FiDi and Tribeca Among Districts with Highest Office Vacancies
The office-pocalypse unleashed by the remote-work trend that became entrenched during the Covid pandemic is especially pronounced in multiple Lower Manhattan neighborhoods, according to a new analysis from international real estate consulting services firm Savills.
The report, which gauges metrics from the second quarter of this year, documents that 29.3 percent of office space in the Financial District is currently vacant, making it the most distressed district in Manhattan. Tribeca is in third place, with 24.9 percent of offices currently empty, while the World Trade Center and Brookfield Place (which are treated as a single catchment by Savills) are experiencing a 20.1 percent vacancy rate, making that market the sixth most beleaguered in Manhattan. These meausures have steadily worsened from the same period one year ago, according to Savills, when vacant rates in the Financial District, Tribeca, and the World Trade Center/Brookfield were 26.8 percent, 19.7 percent, and 18.8 percent, respectively.

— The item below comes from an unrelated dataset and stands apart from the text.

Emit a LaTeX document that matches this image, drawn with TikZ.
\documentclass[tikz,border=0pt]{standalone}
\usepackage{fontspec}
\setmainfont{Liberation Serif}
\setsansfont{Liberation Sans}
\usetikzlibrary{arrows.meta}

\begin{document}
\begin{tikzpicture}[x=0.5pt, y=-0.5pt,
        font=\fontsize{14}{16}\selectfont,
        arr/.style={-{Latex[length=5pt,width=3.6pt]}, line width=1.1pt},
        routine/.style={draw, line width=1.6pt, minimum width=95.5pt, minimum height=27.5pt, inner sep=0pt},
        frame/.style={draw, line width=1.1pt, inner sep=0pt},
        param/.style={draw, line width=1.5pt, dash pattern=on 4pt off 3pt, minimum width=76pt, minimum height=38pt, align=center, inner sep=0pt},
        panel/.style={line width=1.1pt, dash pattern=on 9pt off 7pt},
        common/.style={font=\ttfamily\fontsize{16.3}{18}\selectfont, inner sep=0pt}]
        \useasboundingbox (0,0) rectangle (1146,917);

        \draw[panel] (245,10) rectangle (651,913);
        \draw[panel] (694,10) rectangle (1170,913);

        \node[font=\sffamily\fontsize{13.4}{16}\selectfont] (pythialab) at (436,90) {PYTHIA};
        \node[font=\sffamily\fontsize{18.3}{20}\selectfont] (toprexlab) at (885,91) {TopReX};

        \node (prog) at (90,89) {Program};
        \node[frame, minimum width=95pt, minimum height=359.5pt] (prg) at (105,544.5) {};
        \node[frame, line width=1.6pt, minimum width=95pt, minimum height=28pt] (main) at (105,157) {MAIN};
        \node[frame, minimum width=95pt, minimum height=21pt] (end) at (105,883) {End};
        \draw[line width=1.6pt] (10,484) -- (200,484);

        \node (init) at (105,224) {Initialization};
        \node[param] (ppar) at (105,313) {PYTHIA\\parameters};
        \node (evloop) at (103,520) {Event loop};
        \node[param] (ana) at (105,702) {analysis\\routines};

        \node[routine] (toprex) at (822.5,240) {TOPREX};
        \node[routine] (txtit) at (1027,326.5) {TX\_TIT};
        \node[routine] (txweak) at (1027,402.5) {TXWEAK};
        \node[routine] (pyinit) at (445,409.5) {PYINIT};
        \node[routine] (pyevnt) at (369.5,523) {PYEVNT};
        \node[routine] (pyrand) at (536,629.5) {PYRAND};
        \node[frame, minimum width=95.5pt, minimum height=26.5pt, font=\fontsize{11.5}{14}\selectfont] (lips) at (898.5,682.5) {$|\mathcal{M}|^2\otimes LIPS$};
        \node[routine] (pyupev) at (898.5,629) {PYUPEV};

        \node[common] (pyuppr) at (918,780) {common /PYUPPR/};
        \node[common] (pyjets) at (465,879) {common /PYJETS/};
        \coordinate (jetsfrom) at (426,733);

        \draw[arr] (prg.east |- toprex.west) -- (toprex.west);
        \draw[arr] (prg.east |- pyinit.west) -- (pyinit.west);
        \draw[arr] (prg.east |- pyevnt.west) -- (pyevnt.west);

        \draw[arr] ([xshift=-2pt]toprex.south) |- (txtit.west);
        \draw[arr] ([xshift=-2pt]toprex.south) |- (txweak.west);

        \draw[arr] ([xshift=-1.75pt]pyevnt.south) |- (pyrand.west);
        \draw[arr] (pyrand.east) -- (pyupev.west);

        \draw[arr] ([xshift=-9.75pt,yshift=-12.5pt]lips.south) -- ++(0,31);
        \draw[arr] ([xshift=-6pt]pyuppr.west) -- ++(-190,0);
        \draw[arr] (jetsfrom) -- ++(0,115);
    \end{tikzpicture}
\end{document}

Asking rents for office space in these same neighborhoods are also lagging Manhattan prices as a whole, the same report indicates. The Financial District currently commands $57.62 per square foot, while Tribeca fetches $65.30, and World Trade Center/Brookfield is getting $63.08.

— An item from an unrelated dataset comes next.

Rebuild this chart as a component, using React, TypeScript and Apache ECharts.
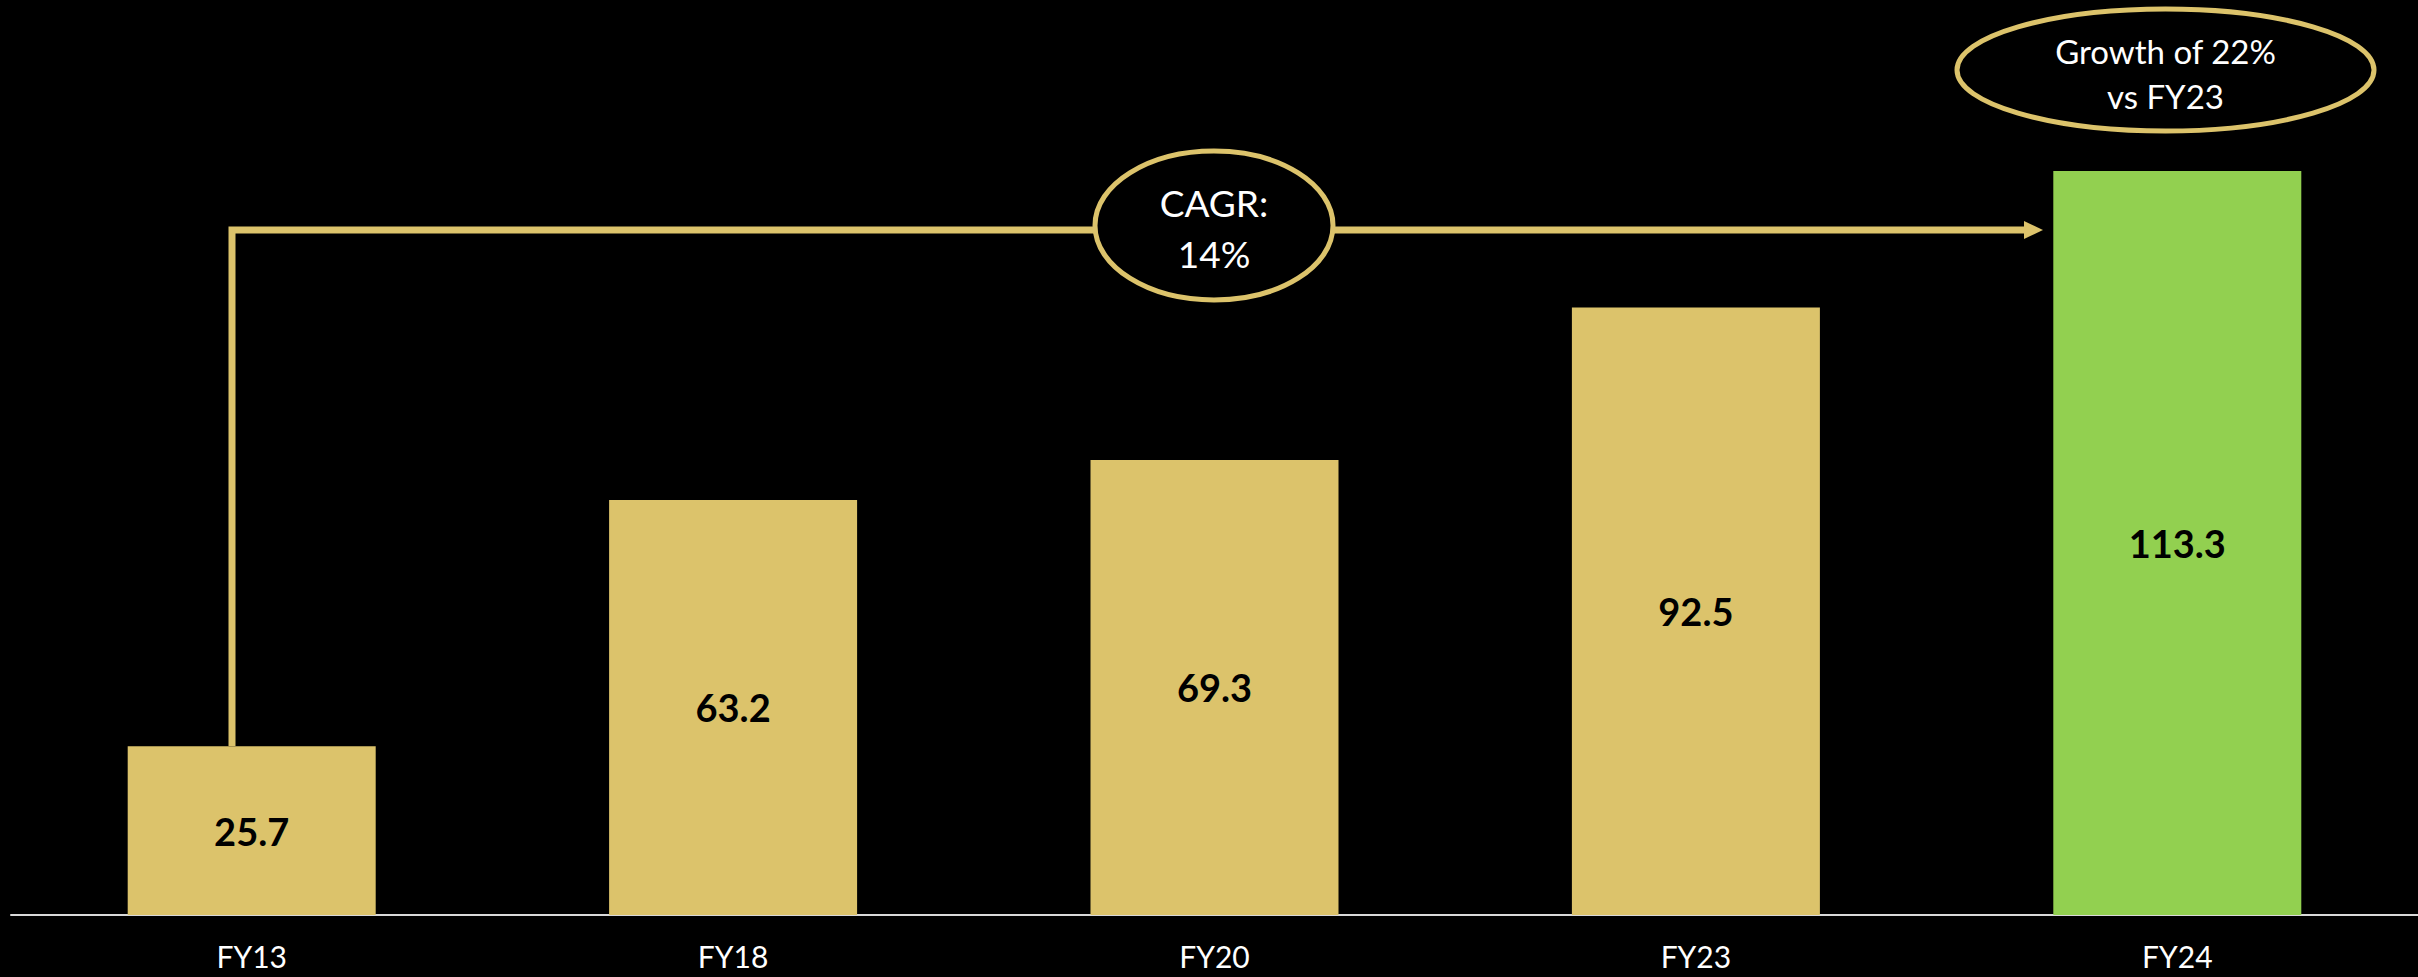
import React, { useEffect, useRef } from "react";
import * as echarts from "echarts";

const categories = ["FY13", "FY18", "FY20", "FY23", "FY24"];
const values = [25.7, 63.2, 69.3, 92.5, 113.3];
const barColors = ["#DCC36B", "#DCC36B", "#DCC36B", "#DCC36B", "#92D050"];
const cagrText = ["CAGR:", "14%"];
const growthText = ["Growth of 22%", "vs FY23"];

const GOLD = "#DCC36B";
const FONT = "Lato, 'Noto Sans', sans-serif";

export default function App() {
  const ref = useRef<HTMLDivElement>(null);
  useEffect(() => {
    document.body.style.margin = "0";
    document.body.style.background = "#000";
    const chart = echarts.init(ref.current!, null, { renderer: "svg" });
    chart.setOption({
      animation: false,
      backgroundColor: "#000",
      grid: { left: 11, top: 127, width: 2414, height: 788, containLabel: false },
      xAxis: {
        type: "category",
        data: categories,
        axisLine: { show: true, lineStyle: { color: "#D9D9D9", width: 2 } },
        axisTick: { show: false },
        axisLabel: {
          color: "#FFFFFF",
          fontSize: 30,
          lineHeight: 24,
          fontFamily: FONT,
          margin: 29,
        },
      },
      yAxis: {
        type: "value",
        min: 0,
        max: 120,
        show: false,
        splitLine: { show: false },
      },
      series: [
        {
          type: "bar",
          barWidth: 248,
          data: values.map((v, i) => ({ value: v, itemStyle: { color: barColors[i] } })),
          label: {
            show: true,
            position: "inside",
            color: "#000",
            fontWeight: "bold",
            fontSize: 38,
            fontFamily: FONT,
          },
        },
      ],
      graphic: [
        {
          type: "polyline",
          shape: { points: [[232, 746], [232, 230], [2026, 230]] },
          style: { stroke: GOLD, lineWidth: 7, fill: "none" },
          z: 10,
        },
        {
          type: "polygon",
          shape: { points: [[2024, 221], [2043, 230], [2024, 239]] },
          style: { fill: GOLD },
          z: 10,
        },
        {
          type: "ellipse",
          shape: { cx: 1214, cy: 225.5, rx: 119, ry: 74.5 },
          style: { fill: "#000", stroke: GOLD, lineWidth: 5 },
          z: 11,
        },
        {
          type: "text",
          x: 1214,
          y: 228,
          style: {
            text: cagrText.join("\n"),
            fill: "#FFFFFF",
            fontSize: 37,
            fontFamily: FONT,
            align: "center",
            verticalAlign: "middle",
            lineHeight: 51,
          },
          z: 12,
        },
        {
          type: "ellipse",
          shape: { cx: 2165.5, cy: 70, rx: 208.5, ry: 61 },
          style: { fill: "#000", stroke: GOLD, lineWidth: 5 },
          z: 11,
        },
        {
          type: "text",
          x: 2165.5,
          y: 73,
          style: {
            text: growthText.join("\n"),
            fill: "#FFFFFF",
            fontSize: 33,
            fontFamily: FONT,
            align: "center",
            verticalAlign: "middle",
            lineHeight: 45,
          },
          z: 12,
        },
      ],
    });
    return () => chart.dispose();
  }, []);
  return (
    <div
      ref={ref}
      style={{ position: "fixed", left: 0, top: 0, width: 2418, height: 977, background: "#000" }}
    />
  );
}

From the second quarter of 2022, these prices have risen slightly for the Financial District (from $57.51) and the World Trade Center/Brookfield (from $63.52), but declined sharply in Tribeca (from $81.67). During the same interval, asking prices for office space in Manhattan as a whole have risen incrementally, from $77.16 in the spring of 2022 to $77.61 in the second quarter of this year.

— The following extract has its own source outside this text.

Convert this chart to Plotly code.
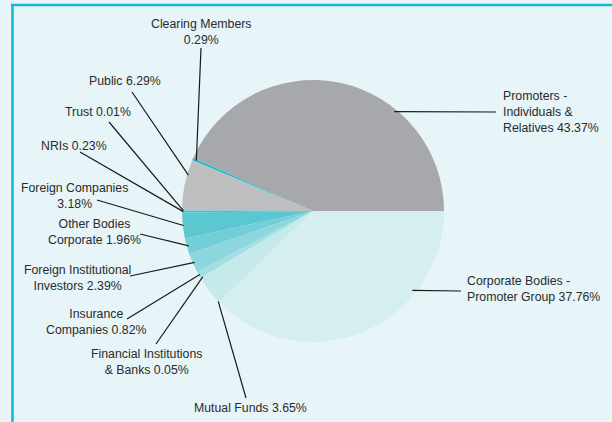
import math
import plotly.graph_objects as go

# ---- data ----
categories = [
    "Promoters - Individuals & Relatives",
    "Clearing Members",
    "Public",
    "Trust",
    "NRIs",
    "Foreign Companies",
    "Other Bodies Corporate",
    "Foreign Institutional Investors",
    "Insurance Companies",
    "Financial Institutions & Banks",
    "Mutual Funds",
    "Corporate Bodies - Promoter Group",
]
shares = [43.37, 0.29, 6.29, 0.01, 0.23, 3.18, 1.96, 2.39, 0.82, 0.05, 3.65, 37.76]
label_texts = [
    "Promoters -<br>Individuals &<br>Relatives 43.37%",
    "Clearing Members<br>0.29%",
    "Public 6.29%",
    "Trust 0.01%",
    "NRIs 0.23%",
    "Foreign Companies<br>3.18%",
    "Other Bodies<br>Corporate 1.96%",
    "Foreign Institutional<br>Investors 2.39%",
    "Insurance<br>Companies 0.82%",
    "Financial Institutions<br>& Banks 0.05%",
    "Mutual Funds 3.65%",
    "Corporate Bodies -<br>Promoter Group 37.76%",
]
colors = ["#a7a8ab", "#1ebccd", "#bdbec0", "#2cc0cf", "#3ec3d0", "#5bc7d1",
          "#72ced7", "#8dd6dd", "#a3dee3", "#b5e3e6", "#c6e9eb", "#d5eeef"]

# ---- layout geometry (pixels) ----
W, H = 612, 422
CX, CY, R = 313, 211, 131
# per label: text position (x, y), anchor, leader outer end (x, y), fraction within slice, radius factor
label_layout = [
    (501, 112, "left", (496, 112), 0.325, 0.98),
    (201, 32, "center", (201, 48), 0.5, 0.97),
    (125, 81, "center", (132, 92), 0.3, 0.99),
    (98, 112, "center", (109, 122), 0.5, 0.99),
    (74, 146, "center", (80, 152), 0.5, 0.99),
    (74, 196, "center", (97, 200), 0.5, 0.995),
    (94, 232, "center", (140, 234), 0.5, 0.985),
    (77, 278, "center", (130, 276), 0.5, 0.985),
    (96, 322, "center", (127, 319), 0.5, 0.99),
    (146, 362, "center", (156, 344), 0.5, 0.98),
    (250, 408, "center", (246, 398), 0.97, 1.0),
    (465, 289, "left", (461, 291), 0.716, 0.97),
]

def px(x):
    return x / W

def py(y):
    return 1 - y / H

total = sum(shares)
# first slice starts at 3 o'clock and runs counterclockwise
rotation = 90 - 360 * shares[0] / total

fig = go.Figure()
fig.add_trace(go.Pie(
    labels=categories,
    values=shares,
    sort=False,
    direction="counterclockwise",
    rotation=rotation,
    marker=dict(colors=colors, line=dict(width=0)),
    textinfo="none",
    hoverinfo="label+percent",
    showlegend=False,
    domain=dict(x=[px(CX - R), px(CX + R)], y=[py(CY + R), py(CY - R)]),
))

shapes = []
annotations = []
cum = 0.0
for val, txt, lay in zip(shares, label_texts, label_layout):
    tx, ty, anchor, (ox, oy), frac, rf = lay
    a0 = cum / total * 360
    a1 = (cum + val) / total * 360
    cum += val
    ang = math.radians(a0 + (a1 - a0) * frac)
    ix = CX + R * rf * math.cos(ang)
    iy = CY - R * rf * math.sin(ang)
    shapes.append(dict(type="line", xref="paper", yref="paper",
                       x0=px(ix), y0=py(iy), x1=px(ox), y1=py(oy),
                       line=dict(color="#1a1a1a", width=1.2)))
    annotations.append(dict(text=txt, xref="paper", yref="paper",
                            x=px(tx), y=py(ty), xanchor=anchor, yanchor="middle",
                            align=anchor if anchor != "center" else "center",
                            showarrow=False,
                            font=dict(family="Liberation Sans, Arial", size=12.3, color="#2b2b2b")))

# frame lines (top and left)
shapes.append(dict(type="line", xref="paper", yref="paper", x0=px(11), y0=py(5), x1=1, y1=py(5),
                   line=dict(color="#12b6d6", width=2.5)))
shapes.append(dict(type="line", xref="paper", yref="paper", x0=px(12.5), y0=py(4), x1=px(12.5), y1=0,
                   line=dict(color="#12b6d6", width=2.5)))

fig.update_layout(
    width=W, height=H,
    margin=dict(l=0, r=0, t=0, b=0),
    paper_bgcolor="#e7f4f8",
    plot_bgcolor="#e7f4f8",
    shapes=shapes,
    annotations=annotations,
)
fig.write_html("out.html", config={"displayModeBar": False},
               post_script="document.body.style.margin='0px';document.body.style.background='#e7f4f8';")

If local office space remains chronically vacant for a prolonged period (and few observers are predicting a near-term recovery), this may increase pressure to convert erstwhile office towers into residential buildings. Multiple projects of this kind are already underway in Lower Manhattan, most notably at 25 Water Street (where 1,300 apartments will be created), 55 Broad Street (571 apartments), and 160 Water Street (586 apartments).